Competitive advantage: Technology, differentiation, scale
Differentiated products, technological know-how, and capital intensity offer significant protection from competition in the specialty chemicals (VAW) industry. The industry is highly fragmented, with no firm commanding a market share of 10% or more.
Environmental regulations in emerging markets such as China and India present a high-growth area for companies with significant scale advantages, such as Honeywell, to access. Honeywell’s competitors in the segment such as Dow Chemicals (DOW) and Dupont (DD) are behemoths that have the advantage of deep pockets.
Therefore, Honeywell is unlikely to have a significant edge in terms of sheer capital spending. However, the successful commercialization of new products in its research pipeline may create sustainable competitive advantages for the company.
Wide traction for Honeywell’s (HON) recently launched Solstice Low Global Warming Potential. Low GWP refrigerants, Solstice Blowing agents, and propellants in the Fluorine Products unit highlights this strength. Solstice’s contracts increased by 38% year-over-year to $3.3 billion. Honeywell Solstice 1234yf, a refrigerant used in the automotive industry (FSAVX), has a GWP of 4, a 99.7% decline compared to the replaced HFC-134a.

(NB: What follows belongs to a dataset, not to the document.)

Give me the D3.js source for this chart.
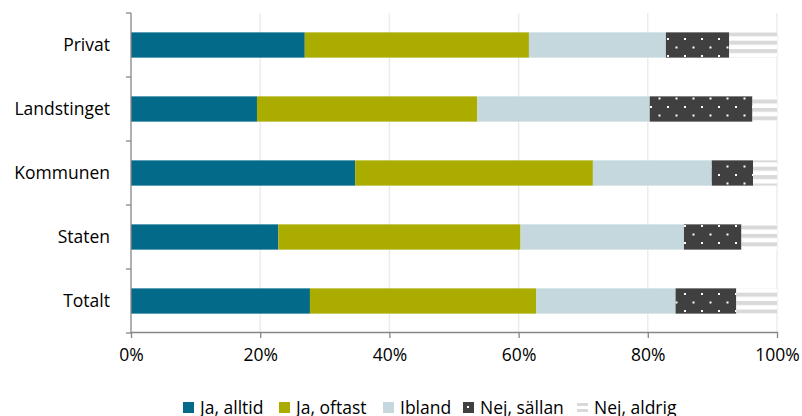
<!DOCTYPE html>
<html><head><meta charset="utf-8">
<script src="https://cdn.jsdelivr.net/npm/d3@7"></script>
<style>
html,body{margin:0;padding:0;background:#fff;}
svg{display:block;font-family:"Open Sans","Lato",sans-serif;}
</style></head>
<body>
<svg id="chart" width="802" height="416"></svg>
<script>
// Categories top to bottom
const categories = ["Privat", "Landstinget", "Kommunen", "Staten", "Totalt"];
const seriesNames = ["Ja, alltid", "Ja, oftast", "Ibland", "Nej, sällan", "Nej, aldrig"];
// Share of answers per category (%)
const jaAlltid  = [26.9, 19.5, 34.7, 22.8, 27.7];
const jaOftast  = [34.7, 34.1, 36.8, 37.5, 35.0];
const ibland    = [21.2, 26.7, 18.4, 25.3, 21.6];
const nejSallan = [9.8, 15.9, 6.4, 8.9, 9.4];
const nejAldrig = [7.4, 3.8, 3.7, 5.5, 6.3];
const xTicks = [0, 20, 40, 60, 80, 100];

const svg = d3.select("#chart");
const margin = {left: 131, right: 25, top: 13, bottom: 84};
const W = 802, H = 416;
const FONT = 17.5;

const defs = svg.append("defs");
// dark fill with white dots
const dots = defs.append("pattern").attr("id", "dots")
  .attr("patternUnits", "userSpaceOnUse").attr("width", 17).attr("height", 17);
dots.append("rect").attr("width", 17).attr("height", 17).attr("fill", "#404040");
dots.append("rect").attr("x", 4).attr("y", 4).attr("width", 2).attr("height", 2).attr("fill", "#fff");
dots.append("rect").attr("x", 12.5).attr("y", 12.5).attr("width", 2).attr("height", 2).attr("fill", "#fff");
// light horizontal stripes
const stripes = defs.append("pattern").attr("id", "stripes")
  .attr("patternUnits", "userSpaceOnUse").attr("width", 8).attr("height", 8.4)
  .attr("y", 32.3);
stripes.append("rect").attr("width", 8).attr("height", 8.4).attr("fill", "#fff");
stripes.append("rect").attr("width", 8).attr("height", 4).attr("fill", "#d9d9d9");
// smaller stripes for the legend swatch
const ls = defs.append("pattern").attr("id", "legStripes")
  .attr("patternUnits", "userSpaceOnUse").attr("width", 8).attr("height", 6)
  .attr("y", 403);
ls.append("rect").attr("width", 8).attr("height", 6).attr("fill", "#fff");
ls.append("rect").attr("width", 8).attr("height", 3).attr("fill", "#d9d9d9");

const fills = ["#046a8a", "#aaad00", "#c5d8dd", "url(#dots)", "url(#stripes)"];
const color = d3.scaleOrdinal().domain(seriesNames).range(fills);

const x = d3.scaleLinear().domain([0, 100]).range([margin.left, W - margin.right]);
const y = d3.scaleBand().domain(categories).range([margin.top, margin.top + 320]).padding(0);
const barH = y.bandwidth() * 0.395;

// gridlines
svg.append("g").selectAll("line").data(xTicks.slice(1)).join("line")
  .attr("x1", d => x(d)).attr("x2", d => x(d))
  .attr("y1", margin.top).attr("y2", margin.top + 320)
  .attr("stroke", "#ececec").attr("stroke-width", 1.5);

// stacked bars
const rows = categories.map((c, i) => ({
  cat: c,
  "Ja, alltid": jaAlltid[i], "Ja, oftast": jaOftast[i], "Ibland": ibland[i],
  "Nej, sällan": nejSallan[i], "Nej, aldrig": nejAldrig[i]
}));
const stacked = d3.stack().keys(seriesNames)(rows);

svg.append("g").selectAll("g").data(stacked).join("g")
  .attr("fill", d => color(d.key))
  .selectAll("rect").data(d => d).join("rect")
  .attr("x", d => x(d[0]))
  .attr("width", d => x(d[1]) - x(d[0]))
  .attr("y", d => y(d.data.cat) + (y.bandwidth() - barH) / 2)
  .attr("height", barH);

// axes
const axisColor = "#868686";
const xAxis = svg.append("g").attr("transform", `translate(0,${margin.top + 320 - 1})`)
  .call(d3.axisBottom(x).tickValues(xTicks).tickFormat(d => d + "%").tickSize(6).tickSizeOuter(0));
xAxis.select(".domain").attr("stroke", axisColor).attr("stroke-width", 1.3);
xAxis.selectAll(".tick line").attr("stroke", axisColor).attr("stroke-width", 1.3);
xAxis.selectAll(".tick text").attr("fill", "#000").attr("font-size", FONT)
  .attr("font-family", "'Open Sans', sans-serif").attr("y", 12).attr("dy", "0.95em");

const yAxisG = svg.append("g").attr("transform", `translate(${margin.left},0)`);
yAxisG.append("line").attr("x1", 0).attr("x2", 0)
  .attr("y1", margin.top).attr("y2", margin.top + 320)
  .attr("stroke", axisColor).attr("stroke-width", 1.3);
const bounds = categories.map(c => y(c)).concat([margin.top + 320]);
yAxisG.selectAll("line.tk").data(bounds).join("line").attr("class", "tk")
  .attr("x1", -5).attr("x2", 0).attr("y1", d => d).attr("y2", d => d)
  .attr("stroke", axisColor).attr("stroke-width", 1.3);
yAxisG.selectAll("text").data(categories).join("text")
  .attr("x", -21).attr("y", d => y(d) + y.bandwidth() / 2)
  .attr("dy", "0.35em").attr("text-anchor", "end")
  .attr("font-size", FONT).attr("fill", "#000").text(d => d);

// legend
const legend = svg.append("g");
const legX = [183, 279, 383, 463, 577];
const items = legend.selectAll("g").data(seriesNames).join("g")
  .attr("transform", (d, i) => `translate(${legX[i]},402)`);
items.append("rect").attr("width", 11).attr("height", 11)
  .attr("fill", (d, i) => i === 4 ? "url(#legStripes)" : color(d));
items.append("text").attr("x", 17).attr("y", 5.5).attr("dy", "0.35em")
  .attr("font-size", FONT).attr("fill", "#000").text(d => d);
</script>
</body></html>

Honeywell PMT: Outlook through 2018
Company estimates peg its 2017 sales of specialty chemicals at around $9.9 billion–$10.1 billion, a 3% annual growth over its 2015 figures. The company expects two-thirds of its growth through 2020 to come from emerging markets and especially through what it calls the next-generation BRIC countries. These countries are Poland, Turkey, Mexico, Nigeria, Vietnam, Indonesia, and Malaysia.
The company’s margin target for 2018 is 23%–25%, which it expects to achieve from breakthrough strategies it intends to implement, as shown in the above graphic.